You get to specify that. For a precedent: in f-strings, the conversion is applied before formatting.

This – however you spell it – is a very useful operation. I use it whenever there should be quotes around the name; it gives me handling of “weird” non-identifier names for free.

Either prohibit ^<>= (or non-identifiers in general), or always parse !> as conversion and require !s:!> for filling with exclamation marks.[1]


  1. Again, you don’t need it that often!!‍!!‍!!‍!!‍!!‍!!‍!!‍!!‍!!‍!!‍!!‍!!‍!!‍!!‍!!‍!!‍!!‍!!‍!!‍!!‍!!‍!!‍!!‍!!‍!!‍!!‍!!‍!!‍!!‍!!‍!!‍!!‍! ↩︎

1 Like

I think this is the case for all {} formatting instances in stdlib.

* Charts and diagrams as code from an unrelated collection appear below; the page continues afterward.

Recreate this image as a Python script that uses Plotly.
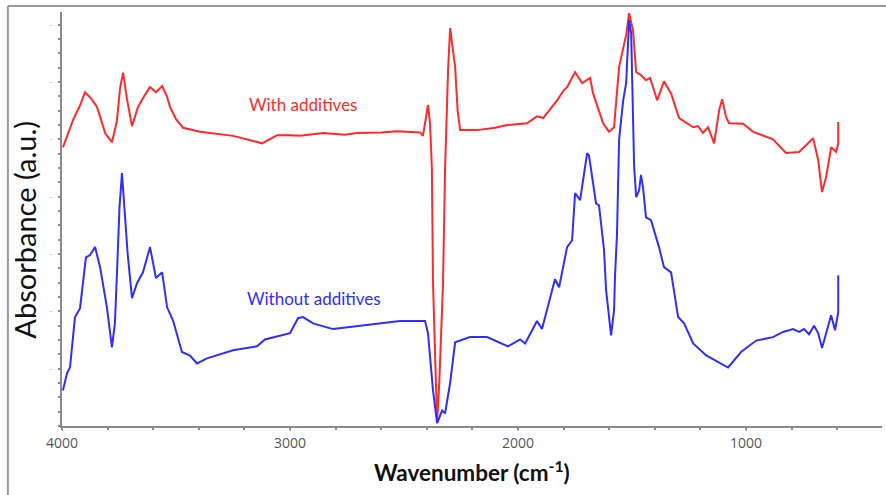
import plotly.graph_objects as go

# FTIR spectra: wavenumber (cm-1) and absorbance (arbitrary units, offset traces)
wn_with = [3996, 3950, 3920, 3899, 3870, 3846, 3810, 3781, 3760, 3745, 3732, 3715, 3693,
           3667, 3640, 3614, 3588, 3561, 3540, 3526, 3500, 3469, 3395, 3250, 3123, 3057,
           3000, 2956, 2855, 2760, 2706, 2600, 2531, 2430, 2417, 2404, 2395, 2386, 2378,
           2373, 2360, 2355, 2345, 2329, 2320, 2307, 2298, 2288, 2276, 2265, 2254, 2180,
           2100, 2048, 1961, 1917, 1890, 1829, 1800, 1785, 1750, 1719, 1684, 1671, 1627,
           1601, 1579, 1557, 1526, 1513, 1496, 1482, 1461, 1439, 1421, 1390, 1360, 1329,
           1294, 1232, 1211, 1189, 1167, 1140, 1118, 1105, 1088, 1075, 1013, 969, 882, 825,
           768, 728, 706, 684, 667, 649, 627, 605, 596, 596]
abs_with = [4.86, 5.35, 5.60, 5.82, 5.70, 5.56, 5.10, 4.95, 5.30, 5.90, 6.16, 5.70, 5.23,
            5.56, 5.75, 5.91, 5.82, 5.93, 5.75, 5.56, 5.35, 5.20, 5.13, 5.06, 4.93, 5.07,
            5.07, 5.06, 5.11, 5.08, 5.11, 5.12, 5.14, 5.12, 5.06, 5.39, 5.60, 5.28, 4.50,
            2.50, 1.00, 0.05, 0.80, 2.50, 4.50, 6.20, 6.94, 6.60, 6.26, 5.50, 5.16, 5.16,
            5.20, 5.25, 5.28, 5.40, 5.37, 5.68, 5.85, 5.91, 6.17, 5.98, 6.07, 5.80, 5.28,
            5.13, 5.21, 6.26, 6.82, 7.20, 6.91, 6.17, 6.12, 6.03, 6.07, 5.68, 6.01, 5.80,
            5.37, 5.21, 5.23, 5.11, 5.21, 4.93, 5.51, 5.70, 5.39, 5.28, 5.27, 5.13, 5.00, 4.76,
            4.78, 4.93, 5.02, 4.64, 4.08, 4.34, 4.86, 4.78, 4.93, 5.30]

wn_without = [3996, 3978, 3965, 3943, 3921, 3895, 3877, 3855, 3833, 3803, 3781, 3768, 3759,
              3748, 3737, 3725, 3712, 3693, 3671, 3645, 3614, 3588, 3561, 3539, 3513, 3474,
              3439, 3408, 3364, 3250, 3145, 3110, 3000, 2965, 2943, 2899, 2811, 2518, 2408,
              2395, 2373, 2355, 2333, 2320, 2298, 2276, 2211, 2136, 2044, 1991, 1969, 1917,
              1895, 1838, 1820, 1785, 1763, 1750, 1728, 1697, 1689, 1658, 1645, 1623, 1614,
              1592, 1579, 1575, 1566, 1557, 1539, 1526, 1513, 1504, 1496, 1491, 1482, 1469,
              1461, 1452, 1439, 1417, 1382, 1360, 1329, 1298, 1272, 1232, 1175, 1079, 1022,
              956, 882, 838, 794, 768, 746, 724, 702, 684, 667, 649, 627, 610, 596, 596]
abs_without = [0.62, 0.92, 1.02, 1.90, 2.05, 2.94, 2.98, 3.12, 2.77, 2.07, 1.37, 1.79, 2.66,
               3.80, 4.41, 3.80, 3.00, 2.23, 2.49, 2.68, 3.12, 2.58, 2.68, 2.07, 1.84, 1.29,
               1.23, 1.09, 1.18, 1.32, 1.39, 1.51, 1.62, 1.88, 1.90, 1.79, 1.69, 1.83, 1.83,
               1.62, 0.62, 0.05, 0.27, 0.22, 0.75, 1.46, 1.55, 1.55, 1.39, 1.51, 1.44, 1.83,
               1.69, 2.56, 2.42, 3.12, 3.24, 4.06, 3.94, 4.76, 4.72, 3.88, 3.85, 3.07, 2.37,
               1.58, 2.02, 2.60, 3.36, 4.99, 5.68, 5.98, 7.08, 6.85, 5.68, 4.52, 3.99, 4.11,
               4.38, 4.16, 3.64, 3.59, 3.12, 2.77, 2.68, 1.90, 1.79, 1.44, 1.23, 1.02, 1.29,
               1.49, 1.55, 1.64, 1.69, 1.64, 1.69, 1.60, 1.75, 1.62, 1.36, 1.62, 1.93, 1.67,
               1.98, 2.63]

x_ticks = [4000, 3000, 2000, 1000]
x_tick_labels = ["4000", "3000", "2000", "1000"]
y_ticks = [1, 2, 3, 4, 5, 6, 7]
y_tick_marks = ["-"] * len(y_ticks)

RED = "#ff2a2a"
BLUE = "#2e2eff"
AXIS = "#8a8a8a"

fig = go.Figure()
fig.add_trace(go.Scatter(x=wn_with, y=abs_with, mode="lines",
                         line=dict(color=RED, width=2), showlegend=False))
fig.add_trace(go.Scatter(x=wn_without, y=abs_without, mode="lines",
                         line=dict(color=BLUE, width=2), showlegend=False))

fig.add_annotation(x=2943, y=5.61, text="With additives", showarrow=False,
                   xanchor="center", yanchor="middle",
                   font=dict(family="Lato", size=17, color=RED))
fig.add_annotation(x=2895, y=2.23, text="Without additives", showarrow=False,
                   xanchor="center", yanchor="middle",
                   font=dict(family="Lato", size=17, color=BLUE))

# axis titles
fig.add_annotation(xref="paper", yref="paper", x=-0.046, y=0.475, textangle=-90,
                   xanchor="center", yanchor="middle",
                   text="Absorbance (a.u.)", showarrow=False,
                   font=dict(family="Lato", size=29, color="#111"))
fig.add_annotation(xref="paper", yref="paper", x=0.5, y=-0.108,
                   xanchor="center", yanchor="middle",
                   text="<b>Wavenumber (cm<sup>-1</sup>)</b>", showarrow=False,
                   font=dict(family="Lato", size=22.5, color="#111"))

# outer frame (top and left edges)
fig.add_shape(type="line", xref="paper", yref="paper", x0=-0.066, x1=1.02,
              y0=1.0145, y1=1.0145, line=dict(color="#9a9a9a", width=2))
fig.add_shape(type="line", xref="paper", yref="paper", x0=-0.066, x1=-0.066,
              y0=1.0145, y1=-0.2, line=dict(color="#9a9a9a", width=2))

fig.update_xaxes(range=[4000, 404], tickvals=x_ticks, ticktext=x_tick_labels,
                 showgrid=False, zeroline=False, showline=True, linecolor=AXIS,
                 linewidth=1.5, ticks="outside", ticklen=3, tickcolor=AXIS,
                 tickfont=dict(family="Open Sans", size=14, color="#555"),
                 ticklabelstandoff=0,
                 minor=dict(dtick=200, tick0=0, ticks="outside", ticklen=2,
                            tickcolor=AXIS, tickwidth=2))
fig.update_yaxes(range=[0, 7.22], tickvals=y_ticks, ticktext=y_tick_marks,
                 tickfont=dict(family="Open Sans", size=9, color="#b0b0b0"),
                 ticklabelstandoff=4,
                 showgrid=False, zeroline=False, showline=True, linecolor=AXIS,
                 linewidth=1.5, ticks="outside", ticklen=2, tickcolor=AXIS,
                 minor=dict(dtick=0.25, tick0=0, ticks="outside", ticklen=2,
                            tickcolor=AXIS, tickwidth=2))

fig.update_layout(width=886, height=495, margin=dict(l=62, r=4, t=12, b=69),
                  paper_bgcolor="white", plot_bgcolor="white")

fig.write_html("out.html")
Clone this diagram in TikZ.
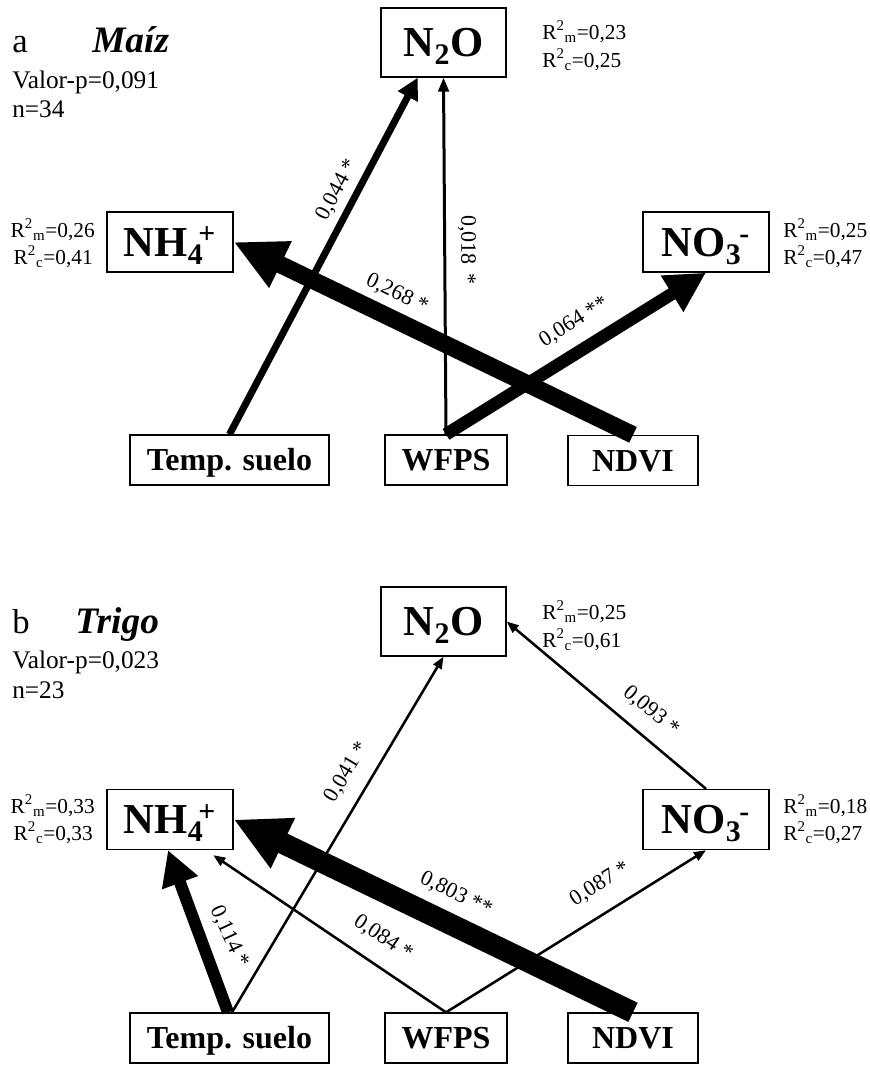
\documentclass[tikz,border=0pt]{standalone}
\usepackage{fontspec}
\setmainfont{Liberation Serif}
\usetikzlibrary{arrows.meta,calc}
\begin{document}
\begin{tikzpicture}[x=0.75pt,y=-0.75pt,
  chem/.style={draw, line width=1pt, inner sep=0pt, minimum width=94.5pt, minimum height=45pt, text height=21pt, text depth=0pt, font=\bfseries\fontsize{32}{32}\selectfont},
  nbox/.style={chem, minimum width=93.75pt, minimum height=51.75pt},
  var/.style={draw, line width=1pt, inner sep=0pt, minimum height=37.5pt, text height=16pt, text depth=0pt, font=\bfseries\fontsize{24}{24}\selectfont},
  lab/.style={inner sep=0pt, font=\fontsize{16.5}{16.5}\selectfont},
  rtxt/.style={inner sep=0pt, font=\fontsize{16}{16}\selectfont},
  info/.style={inner sep=0pt, anchor=base west, font=\fontsize{19}{19}\selectfont},
  ttl/.style={inner sep=0pt, anchor=base west, font=\fontsize{26}{26}\selectfont},
  ttlit/.style={inner sep=0pt, anchor=base west, font=\bfseries\itshape\fontsize{28}{28}\selectfont},
  aA/.style={line width=5.25pt, -{Triangle[length=16pt,width=16pt]}},
  aB/.style={line width=2.25pt, -{Triangle[length=10.5pt,width=8pt]}},
  aC/.style={line width=13pt, -{Triangle[length=39pt,width=36pt]}},
  aD/.style={line width=9.5pt, -{Triangle[length=30pt,width=30pt]}},
  thinar/.style={line width=1.9pt, -{Triangle[length=9pt,width=7pt]}},
  bB/.style={line width=9pt, -{Triangle[length=26pt,width=27pt]}},
  bD/.style={line width=16pt, -{Triangle[length=41pt,width=39pt]}}
]
\useasboundingbox (0,0) rectangle (869,1065);

% ---------- panel a ----------
\node[ttl] (ta) at (12,52) {a};
\node[ttlit] (tma) at (92,52) {Maíz};
\node[info] (pa) at (12,88) {Valor-p=0,091};
\node[info] (na) at (12,117) {n=34};

\node[nbox] (n2oA) at (443.5,42.5) {N\textsubscript{2}O};
\node[chem] (nh4A) at (170,242) {NH\textsubscript{4}\kern-0.12em\textsuperscript{+}};
\node[chem] (no3A) at (706,242) {NO\textsubscript{3}\kern-0.05em\textsuperscript{-}};
\node[var, minimum width=149.25pt] (tempA) at (229.5,460) {Temp. suelo};
\node[var, minimum width=91.5pt] (wfpsA) at (446,460) {WFPS};
\node[var, minimum width=97.5pt] (ndviA) at (633,460.5) {NDVI};

\node[rtxt, anchor=base west] (ra1) at (542,39) {R\textsuperscript{2}\textsubscript{m}=0,23};
\node[rtxt, anchor=base west] (ra2) at (542,67) {R\textsuperscript{2}\textsubscript{c}=0,25};
\node[rtxt, anchor=base east] (ra3) at (95,237) {R\textsuperscript{2}\textsubscript{m}=0,26};
\node[rtxt, anchor=base east] (ra4) at (93,264) {R\textsuperscript{2}\textsubscript{c}=0,41};
\node[rtxt, anchor=base west] (ra5) at (783,237) {R\textsuperscript{2}\textsubscript{m}=0,25};
\node[rtxt, anchor=base west] (ra6) at (783,264) {R\textsuperscript{2}\textsubscript{c}=0,47};

\draw[aA] (tempA.north) -- ($(n2oA.south west)!0.296!(n2oA.south east)$);
\draw[aB] (wfpsA.north) -- (n2oA.south);
\draw[aC] (ndviA.north) -- (nh4A.east);
\draw[aD] (wfpsA.north) -- (no3A.south);

\node[lab, rotate=62] (la1) at (337,190) {0,044 *};
\node[lab, rotate=-90] (la2) at (467,250) {0,018 \,*};
\node[lab, rotate=-25.8] (la3) at (397,294) {0,268 *};
\node[lab, rotate=32] (la4) at (574,322) {0,064 **};

% ---------- panel b ----------
\node[ttl] (tb) at (12,633) {b};
\node[ttlit] (ttb) at (75,633) {Trigo};
\node[info] (pb) at (12,668) {Valor-p=0,023};
\node[info] (nb) at (12,698) {n=23};

\node[nbox] (n2oB) at (443.5,621.5) {N\textsubscript{2}O};
\node[chem] (nh4B) at (170,819.5) {NH\textsubscript{4}\kern-0.12em\textsuperscript{+}};
\node[chem] (no3B) at (706,819.5) {NO\textsubscript{3}\kern-0.05em\textsuperscript{-}};
\node[var, minimum width=149.25pt] (tempB) at (229.5,1038) {Temp. suelo};
\node[var, minimum width=91.5pt] (wfpsB) at (446,1038) {WFPS};
\node[var, minimum width=97.5pt] (ndviB) at (633,1038) {NDVI};

\node[rtxt, anchor=base west] (rb1) at (542,619) {R\textsuperscript{2}\textsubscript{m}=0,25};
\node[rtxt, anchor=base west] (rb2) at (542,647) {R\textsuperscript{2}\textsubscript{c}=0,61};
\node[rtxt, anchor=base east] (rb3) at (95,813) {R\textsuperscript{2}\textsubscript{m}=0,33};
\node[rtxt, anchor=base east] (rb4) at (93,840) {R\textsuperscript{2}\textsubscript{c}=0,33};
\node[rtxt, anchor=base west] (rb5) at (783,813) {R\textsuperscript{2}\textsubscript{m}=0,18};
\node[rtxt, anchor=base west] (rb6) at (783,840) {R\textsuperscript{2}\textsubscript{c}=0,27};

\draw[thinar] ($(tempB.north)+(2.5,0)$) -- (n2oB.south);
\draw[bB] ($(tempB.north)+(-1.5,0)$) -- ($(nh4B.south)+(-2,0)$);
\draw[thinar] (wfpsB.north) -- ($(nh4B.south west)!0.84!(nh4B.south east)+(0,5)$);
\draw[bD] (ndviB.north) -- (nh4B.east);
\draw[thinar] (wfpsB.north) -- (no3B.south);
\draw[thinar] (no3B.north) -- (n2oB.east);

\node[lab, rotate=59] (lb1) at (347,772) {0,041 *};
\node[lab, rotate=-40] (lb2) at (651,711) {0,093 *};
\node[lab, rotate=-65] (lb3) at (229,937) {0,114 *};
\node[lab, rotate=-34] (lb4) at (383,938) {0,084 *};
\node[lab, rotate=-26] (lb5) at (456,894) {0,803 **};
\node[lab, rotate=32] (lb6) at (600,884) {0,087 *};
\end{tikzpicture}
\end{document}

I think that relaxing !c restriction would provide some convenience for simpler cases (and make things consistent with string.Formatter).

However, for implementing more advanced features, one will inevitably have to venture into format_spec. E.g.:

  1. Multiple conversions
  2. Parameterised conversions

Regarding, consistency.

I think consistent restriction level across {} extensibility tools is a good thing.

Currently, there is a bit of friction.

e.g. Someone implementing (actual) templates can make use of parts from both. e.g. _string.formatter_parser can be replaced with ast.parse to allow full syntax variable pick-up from namespace - rest of the functionality staying the same.

format_string = '{a[0](1, 2) + 1!r:fmt}'
ast_tstring = ast.parse(f't{format_string!r}', mode='eval').body

# assert_safe(ast_tstring)

for ast_interpolation in ast_tstring.values:
    expr = ast_interpolation.str
    conversion = ast_interpolation.conversion
    ...
...

namespace = {'a': {0: lambda a, b: a + b}}
value = eval(expr, namespace)
converted = apply_custom_conversion(value, chr(conversion))
...

If all things consistent, then it is smooth sailing.
Otherwise, if there are inconsistencies, then one needs to investigate, consider more variables, weigh additional pros and cons.


So I don’t think that this is something that would “allow something that can not be currently done”, but rather “something that would enhance user experience and eliminate friction”.